§ EXERCISE PROMPT: Retype nothing but the lines from the start of the material up to and including the line with "energy channel (keV)". Pictures don't belong in the copy.
### INFORMATION SHOWN
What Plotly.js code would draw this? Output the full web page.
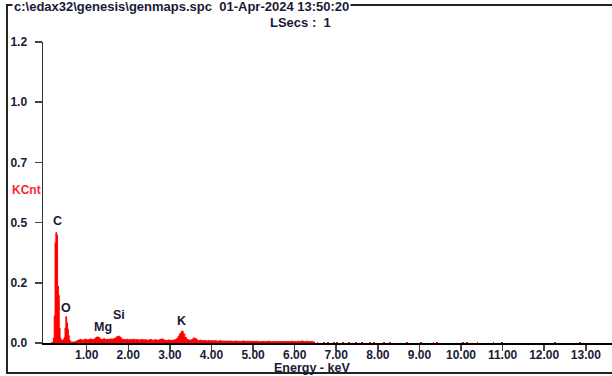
<!DOCTYPE html>
<html>
<head>
<meta charset="utf-8">
<script src="https://cdn.plot.ly/plotly-3.0.1.min.js"></script>
<style>
  html, body { margin: 0; padding: 0; background: #fff; }
  #chart { width: 612px; height: 376px; }
</style>
</head>
<body>
<div id="chart"></div>
<script>
// EDS spectrum, genmaps.spc — counts (KCnt) per energy channel (keV)

// Low-energy region, 0.02 keV channels
const lowEnergy = [0.14, 0.16, 0.18, 0.20, 0.22, 0.24, 0.26, 0.28, 0.30, 0.32,
                   0.34, 0.36, 0.38, 0.40, 0.42, 0.44, 0.46, 0.48, 0.50, 0.52,
                   0.54, 0.56, 0.58, 0.60, 0.62, 0.64, 0.66, 0.68, 0.70, 0.72,
                   0.74, 0.76, 0.78];
const lowCounts = [0.000, 0.002, 0.004, 0.020, 0.108, 0.400, 0.440, 0.430, 0.227, 0.190,
                   0.060, 0.020, 0.012, 0.010, 0.012, 0.014, 0.022, 0.060, 0.105, 0.080,
                   0.055, 0.030, 0.012, 0.006, 0.004, 0.003, 0.004, 0.003, 0.005, 0.004,
                   0.006, 0.009, 0.011];

// Continuum and K line, 0.04 keV channels from 0.80 keV
const midStart = 0.80;
const midStep = 0.04;
const midCounts = [
  // 0.80 – 1.16
  0.012, 0.014, 0.011, 0.013, 0.015, 0.012, 0.014, 0.016, 0.013, 0.015,
  // 1.20 – 1.32 (Mg)
  0.020, 0.024, 0.021, 0.015,
  // 1.36 – 1.64
  0.014, 0.017, 0.013, 0.015, 0.014, 0.016, 0.015, 0.017,
  // 1.68 – 1.84 (Si)
  0.020, 0.025, 0.027, 0.021, 0.015,
  // 1.88 – 3.12
  0.014, 0.013, 0.015, 0.012, 0.014, 0.013, 0.015, 0.012, 0.014, 0.011,
  0.013, 0.014, 0.012, 0.013, 0.011, 0.012, 0.014, 0.011, 0.012, 0.013,
  0.011, 0.012, 0.015, 0.016, 0.012, 0.011, 0.010, 0.012, 0.011, 0.010,
  0.012, 0.013,
  // 3.16 – 3.40 (K)
  0.018, 0.028, 0.039, 0.047, 0.036, 0.022, 0.014,
  // 3.44 – 4.00
  0.012, 0.011, 0.014, 0.020, 0.017, 0.012, 0.010, 0.011, 0.009, 0.010,
  0.009, 0.008, 0.010, 0.008, 0.009,
  // 4.04 – 5.00
  0.008, 0.009, 0.007, 0.008, 0.009, 0.007, 0.008, 0.007, 0.008, 0.007,
  0.008, 0.007, 0.006, 0.008, 0.007, 0.007, 0.006, 0.007, 0.008, 0.006,
  0.007, 0.007, 0.006, 0.007, 0.006,
  // 5.04 – 6.00
  0.006, 0.007, 0.006, 0.005, 0.006, 0.006, 0.005, 0.006, 0.007, 0.005,
  0.006, 0.005, 0.006, 0.006, 0.005, 0.006, 0.005, 0.006, 0.005, 0.006,
  0.006, 0.005, 0.007, 0.005, 0.006,
  // 6.04 – 6.48
  0.005, 0.007, 0.005, 0.008, 0.006, 0.005, 0.007, 0.005, 0.006, 0.005,
  0.004, 0.000
];

// Isolated counts at high energy
const highEnergy = [6.55, 6.70, 6.80, 6.95, 7.02, 7.17, 7.30, 7.48, 7.62, 7.81,
                    7.90, 8.15, 8.30, 8.70, 9.03, 9.34, 9.42, 10.04, 10.15, 10.40,
                    10.78, 10.98, 12.26, 12.86];
const highCounts = [0.006, 0.005, 0.006, 0.005, 0.006, 0.005, 0.006, 0.006, 0.005, 0.006,
                    0.005, 0.006, 0.005, 0.006, 0.006, 0.005, 0.005, 0.006, 0.006, 0.005,
                    0.006, 0.005, 0.006, 0.006];

// Axis ticks
const xTickVals = [1, 2, 3, 4, 5, 6, 7, 8, 9, 10, 11, 12, 13];
const xTickText = ['1.00', '2.00', '3.00', '4.00', '5.00', '6.00', '7.00',
                   '8.00', '9.00', '10.00', '11.00', '12.00', '13.00'];
const yTickVals = [0, 0.24, 0.48, 0.72, 0.96, 1.2];
const yTickText = ['0.0', '0.2', '0.5', '0.7', '1.0', '1.2'];

// Element line labels
const peakNames = ['C', 'O', 'Mg', 'Si', 'K'];
const peakEnergy = [0.298, 0.510, 1.397, 1.772, 3.280];
const peakLabelHeight = [0.488, 0.141, 0.064, 0.111, 0.089];

// Header text
const fileLine = 'c:\\edax32\\genesis\\genmaps.spc\u00a0\u00a001-Apr-2024 13:50:20';
const liveLine = 'LSecs :\u00a0\u00a01';
const xTitle = 'Energy - keV';
const yTitle = 'KCnt';

// Assemble the full channel list
const energy = lowEnergy.slice();
const counts = lowCounts.slice();
midCounts.forEach((c, i) => {
  energy.push(+(midStart + i * midStep).toFixed(2));
  counts.push(c);
});

const textColor = '#1a1a36';
const fontFam = '"Liberation Sans", Arial, sans-serif';
const redSpec = '#ff0000';

const traces = [
  {
    type: 'scatter',
    mode: 'lines',
    x: energy,
    y: counts,
    line: { shape: 'hv', color: redSpec, width: 1 },
    fill: 'tozeroy',
    fillcolor: redSpec,
    hoverinfo: 'skip'
  },
  {
    type: 'bar',
    x: highEnergy,
    y: highCounts,
    width: 0.04,
    marker: { color: redSpec, line: { width: 0 } },
    hoverinfo: 'skip'
  }
];

const annotations = peakNames.map((name, i) => ({
  x: peakEnergy[i], y: peakLabelHeight[i], xref: 'x', yref: 'y',
  text: name, showarrow: false,
  font: { family: fontFam, size: 12.5, color: textColor, weight: 'bold' }
}));

annotations.push(
  {
    xref: 'paper', yref: 'paper', x: -0.0545, y: 1.117,
    xanchor: 'left', yanchor: 'middle', text: fileLine, showarrow: false,
    bgcolor: '#ffffff', borderpad: 1,
    font: { family: fontFam, size: 13, color: textColor, weight: 'bold' }
  },
  {
    xref: 'paper', yref: 'paper', x: 0.4517, y: 1.0664,
    xanchor: 'center', yanchor: 'middle', text: liveLine, showarrow: false,
    font: { family: fontFam, size: 13, color: textColor, weight: 'bold' }
  },
  {
    xref: 'paper', yref: 'paper', x: -0.058, y: 0.508,
    xanchor: 'left', yanchor: 'middle', text: yTitle, showarrow: false,
    font: { family: fontFam, size: 12, color: '#ff2a2a', weight: 'bold' }
  },
  {
    xref: 'paper', yref: 'paper', x: 0.473, y: -0.082,
    xanchor: 'center', yanchor: 'middle', text: xTitle, showarrow: false,
    font: { family: fontFam, size: 12.5, color: textColor, weight: 'bold' }
  }
);

const layout = {
  width: 612,
  height: 376,
  margin: { l: 43, r: 0, t: 42, b: 33, pad: 0 },
  paper_bgcolor: '#ffffff',
  plot_bgcolor: '#ffffff',
  showlegend: false,
  bargap: 0,
  xaxis: {
    range: [-0.05, 13.63],
    tickmode: 'array',
    tickvals: xTickVals,
    ticktext: xTickText,
    ticks: 'outside',
    ticklen: 6,
    tickwidth: 1.5,
    tickcolor: '#444',
    ticklabelstandoff: -6,
    showline: true,
    linecolor: '#000',
    linewidth: 2,
    showgrid: false,
    zeroline: false,
    tickfont: { family: fontFam, size: 12, color: textColor, weight: 'bold' }
  },
  yaxis: {
    range: [0, 1.2],
    tickmode: 'array',
    tickvals: yTickVals,
    ticktext: yTickText,
    ticks: 'outside',
    ticklen: 7,
    tickwidth: 1.5,
    tickcolor: '#444',
    ticklabelstandoff: 5,
    showline: true,
    linecolor: '#333',
    linewidth: 1.5,
    showgrid: false,
    zeroline: false,
    tickfont: { family: fontFam, size: 12, color: textColor, weight: 'bold' }
  },
  shapes: [
    {
      type: 'rect', xref: 'paper', yref: 'paper',
      x0: -0.0633, x1: 1.01, y0: -0.0997, y1: 1.123,
      line: { color: '#222', width: 2 }, layer: 'below'
    }
  ],
  annotations: annotations
};

Plotly.newPlot('chart', traces, layout, { displayModeBar: false, staticPlot: true });
</script>
</body>
</html>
######
§ RESPONSE FOR THIS EXERCISE:
What Plotly.js code would draw this? Output the full web page.
<!DOCTYPE html>
<html>
<head>
<meta charset="utf-8">
<script src="https://cdn.plot.ly/plotly-3.0.1.min.js"></script>
<style>
  html, body { margin: 0; padding: 0; background: #fff; }
  #chart { width: 612px; height: 376px; }
</style>
</head>
<body>
<div id="chart"></div>
<script>
// EDS spectrum, genmaps.spc — counts (KCnt) per energy channel (keV)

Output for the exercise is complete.